◆ EXERCISE
Quote the records exactly, starting at the first line and stopping after the line with "plt.rcParams['font.family'] = ['DejaVu"; skip the pictures.

◆ DATA LINES
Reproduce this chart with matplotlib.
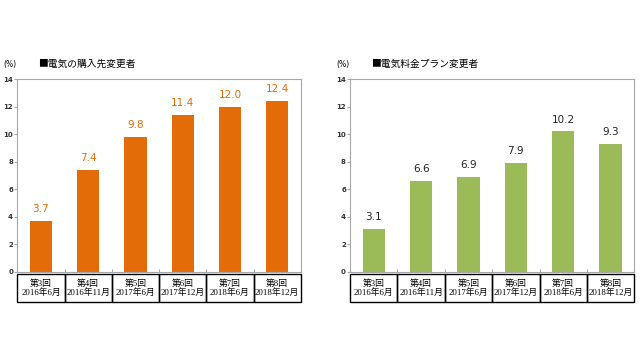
import matplotlib
matplotlib.use('Agg')
import matplotlib.pyplot as plt
from matplotlib.patches import Rectangle

plt.rcParams['font.family'] = ['DejaVu Sans', 'Noto Sans CJK JP']

rounds = ['第3回', '第4回', '第5回', '第6回', '第7回', '第8回']
dates_left = ['2016年6月', '2016年11月', '2017年6月', '2017年12月', '2018年6月', '2018年12月']
dates_right = ['2016年6月', '2016年11月', '2017年6月', '2017年12月', '2018年6月', '2018年12月']
supplier_change = [3.7, 7.4, 9.8, 11.4, 12.0, 12.4]
plan_change = [3.1, 6.6, 6.9, 7.9, 10.2, 9.3]
yticks = [0, 2, 4, 6, 8, 10, 12, 14]

ORANGE = '#E36C09'
GREEN = '#9BBB59'
SPINE = '#A6A6A6'
CELL_FONT = ['Liberation Serif', 'Noto Sans CJK JP']

fig = plt.figure(figsize=(6.4, 3.6), dpi=100)


def draw_panel(rect, values, dates, color, label_color, title):
    ax = fig.add_axes(rect)
    x = range(len(values))
    ax.bar(x, values, width=0.47, color=color, zorder=2)
    for xi, v in zip(x, values):
        ax.text(xi, v + 0.5, f'{v:.1f}', ha='center', va='bottom',
                fontsize=7.5, color=label_color)
    ax.set_xlim(-0.5, len(values) - 0.5)
    ax.set_ylim(0, 14)
    ax.set_yticks(yticks)
    ax.tick_params(axis='y', labelsize=5, length=2, color=SPINE, pad=1,
                   labelcolor='#333333')
    for lab in ax.get_yticklabels():
        lab.set_fontweight('bold')
    ax.set_xticks([i + 0.5 for i in range(-1, len(values))])
    ax.set_xticklabels([])
    ax.tick_params(axis='x', length=2, color=SPINE, direction='in')
    for s in ax.spines.values():
        s.set_color(SPINE)
        s.set_linewidth(0.8)
    # category table under the axis
    n = len(values)
    top, bottom = -0.012, -0.158
    for i in range(n):
        ax.add_patch(Rectangle((i / n, bottom), 1 / n, top - bottom,
                               transform=ax.transAxes, fill=False,
                               edgecolor='black', linewidth=1.0, clip_on=False))
        ax.text((i + 0.5) / n, (top + bottom) / 2, f'{rounds[i]}\n{dates[i]}',
                transform=ax.transAxes, ha='center', va='center',
                fontsize=6.3, family=CELL_FONT, linespacing=1.1)
    fig.text(rect[0] - 0.022, 0.822, '(%)', fontsize=5.5, ha='left', va='center')
    fig.text(rect[0] + 0.032, 0.822, title, fontsize=7, ha='left', va='center',
             family=['Noto Sans CJK JP', 'DejaVu Sans'])
    return ax


draw_panel([0.027, 0.245, 0.443, 0.535], supplier_change, dates_left,
           ORANGE, ORANGE, '■電気の購入先変更者')
draw_panel([0.547, 0.245, 0.444, 0.535], plan_change, dates_right,
           GREEN, '#222222', '■電気料金プラン変更者')

fig.savefig('out.png', dpi=100)
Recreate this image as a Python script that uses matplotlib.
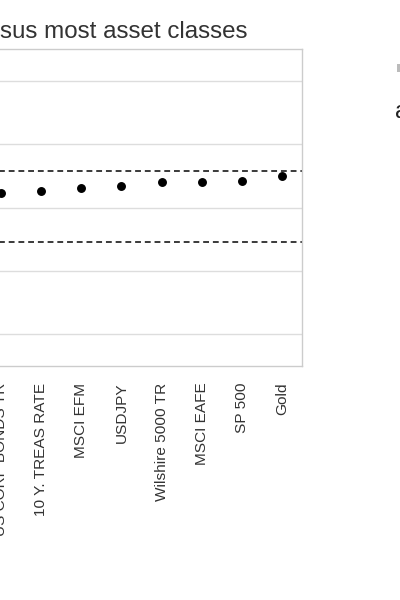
import matplotlib
matplotlib.use("Agg")
import matplotlib.pyplot as plt
from matplotlib.patches import Rectangle

plt.rcParams['font.family'] = ['Liberation Sans', 'DejaVu Sans']

# Data
categories = ["US CORP BONDS TR", "10 Y. TREAS RATE", "MSCI EFM", "USDJPY",
              "Wilshire 5000 TR", "MSCI EAFE", "SP 500", "Gold"]
correlations = [0.116, 0.130, 0.152, 0.173, 0.202, 0.205, 0.206, 0.250]
upper_bound = 0.286
lower_bound = -0.276
y_ticks = [-1.0, -0.5, 0.0, 0.5, 1.0]
title_text = "Correlation versus most asset classes"
legend_text = "a"

W, H = 400, 600
fig = plt.figure(figsize=(W / 100, H / 100), dpi=100)

ax_left, ax_right, ax_top, ax_bottom = -19, 302, 49, 366
ax = fig.add_axes([ax_left / W, 1 - ax_bottom / H,
                   (ax_right - ax_left) / W, (ax_bottom - ax_top) / H])

x = list(range(len(categories)))
ax.plot(x, correlations, linestyle='none', marker='o', markersize=5.4,
        color='black', zorder=3)
ax.axhline(upper_bound, color='#3a3a3a', linestyle=(0, (3, 2)), linewidth=1.4, zorder=2)
ax.axhline(lower_bound, color='#3a3a3a', linestyle=(0, (3, 2)), linewidth=1.4, zorder=2)

ax.set_xlim(-0.5, len(categories) - 0.5)
ax.set_ylim(-1.25, 1.25)
ax.set_yticks(y_ticks)
ax.set_yticklabels([])
ax.tick_params(axis='y', length=0)
ax.grid(axis='y', color='#dddddd', linewidth=1)
ax.set_axisbelow(True)
ax.set_xticks(x)
ax.set_xticklabels(categories, rotation=90, fontsize=11.1, color='#333333')
ax.tick_params(axis='x', length=0, pad=12)
for s in ax.spines.values():
    s.set_color('#cccccc')
    s.set_linewidth(1)

fig.text(247 / W, 1 - 38 / H, title_text, ha='right', va='baseline',
         fontsize=17.4, color='#333333')

fig.patches.append(Rectangle((397 / W, 1 - 72 / H), 8 / W, 8 / H,
                             transform=fig.transFigure, facecolor='#bbbbbb',
                             edgecolor='none'))
fig.text(395 / W, 1 - 118 / H, legend_text, ha='left', va='baseline',
         fontsize=17, color='#222222')

fig.savefig("out.png", dpi=100)
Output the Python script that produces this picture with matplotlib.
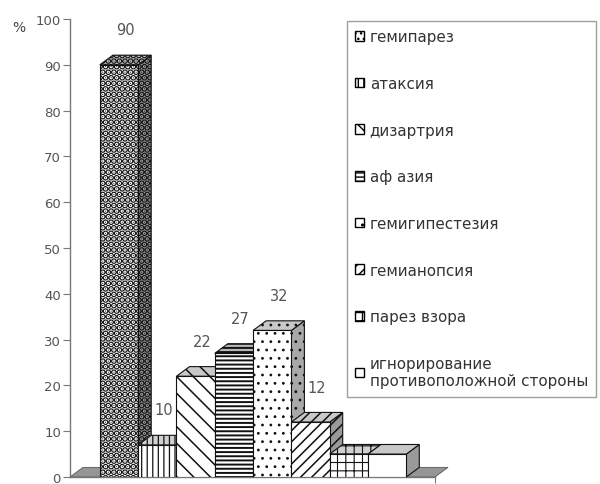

◆ FINAL RESULT
Reproduce this chart with matplotlib.
import matplotlib
matplotlib.use('Agg')
import matplotlib.pyplot as plt
from matplotlib.patches import Rectangle

plt.rcParams['font.family'] = ['DejaVu Sans', 'Noto Sans CJK JP']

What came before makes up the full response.